Salient points of the new Circular
We summarize below the salient points of the Circular for ease of reference:
- The State Council determined to unify the regime of UCMF and ES on domestic enterprises and individuals, foreign invested enterprises, foreign enterprises and foreign individuals.
- With effect from December 1, 2010, The Provisional Regulations on UCMF, The Provisional Regulation on Taxation of ES and their subsequent Circulars which applied to domestic enterprises and individuals will equally apply to foreign invested enterprises, foreign enterprises and foreign individuals.
- Consequences of the new Circular
- Additional tax cost of 4% to 10% on the indirect tax liability will be due, i.e. 1% UCMF + 3% ES up to 7% UCMF + 3% ES.
- With regard to BT, generally, 5% BT is levied on services (service fees such as technical service fee, documentation fee, etc.) meaning that the effective tax burden on the service fee will increase with 0.2% to 0.5% in the future (5% BT x (1% UCMF + 3% ES)) or up to (5% BT x (7% UCMF + 3% ES). It will be borne by the customer. If this is not borne by the customer, it will be a cost to the supplier and reduce it's profits.
- In most cases, UCMF will have to paid at the higher end of the range as most foreign companies or projects will be located in urban areas.
- A tax credit (based on the respective double tax treaty or as input VAT) will not be available meaning that those are actual costs, which have to be taken into consideration when doing price calculations in the future.

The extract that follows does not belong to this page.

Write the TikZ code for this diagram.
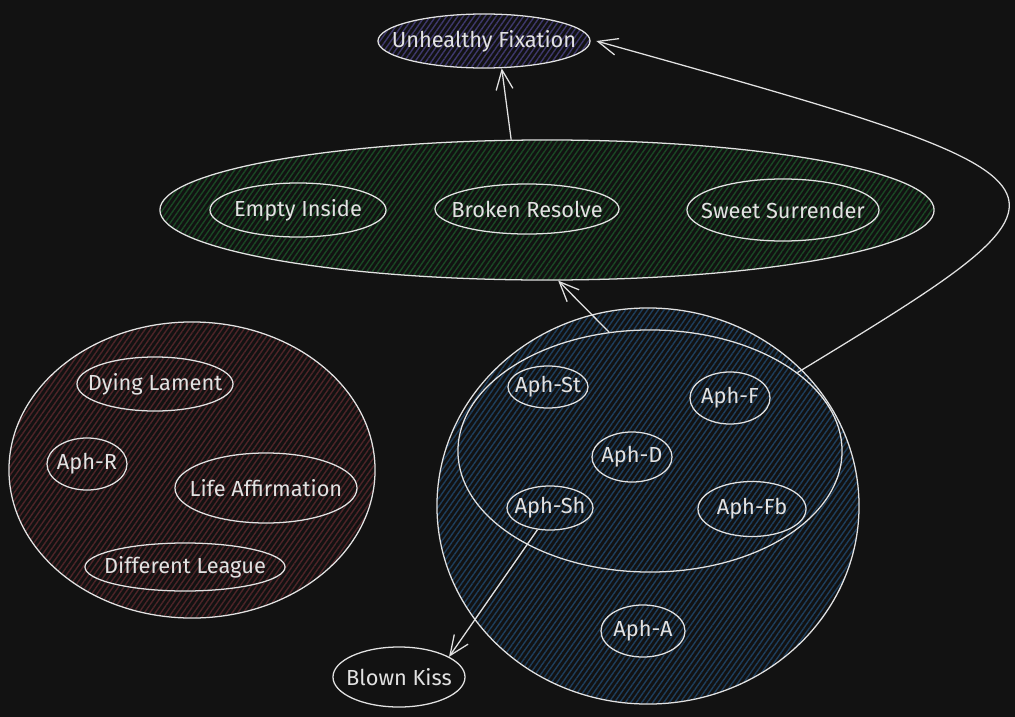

However, both UCMF and ES are deductible for corporate tax purposes. It remains to be seen if tax exemptions or reductions will be granted by the local authorities to further attract foreign business.
- Further, foreign companies may want to check what transactions their business undertakes will be affected by these new rules and a clear plan to ensure compliance by December 1, 2010 including establishing the scope of the changes to the systems and processes that UCMF and ES will require, should be set-up.
- Foreign investment enterprises may also wish to consider transitional arrangements (particularly when dealing with long-term contracts), contractual issues (need to revisit and revise tax clauses) and communication on these changes with their customers.
- Foreign investment enterprises (especially with newly set up entity) might wish to negotiate with the local government or finance authorities for a possible financial subsidy especially on UCMF.
The introduction will affect foreign companies' business processes and may significantly impact your financials, including cash flow. It is important to have a structured approach to ensure an efficient implementation, ongoing compliance and minimise any disruption to your business.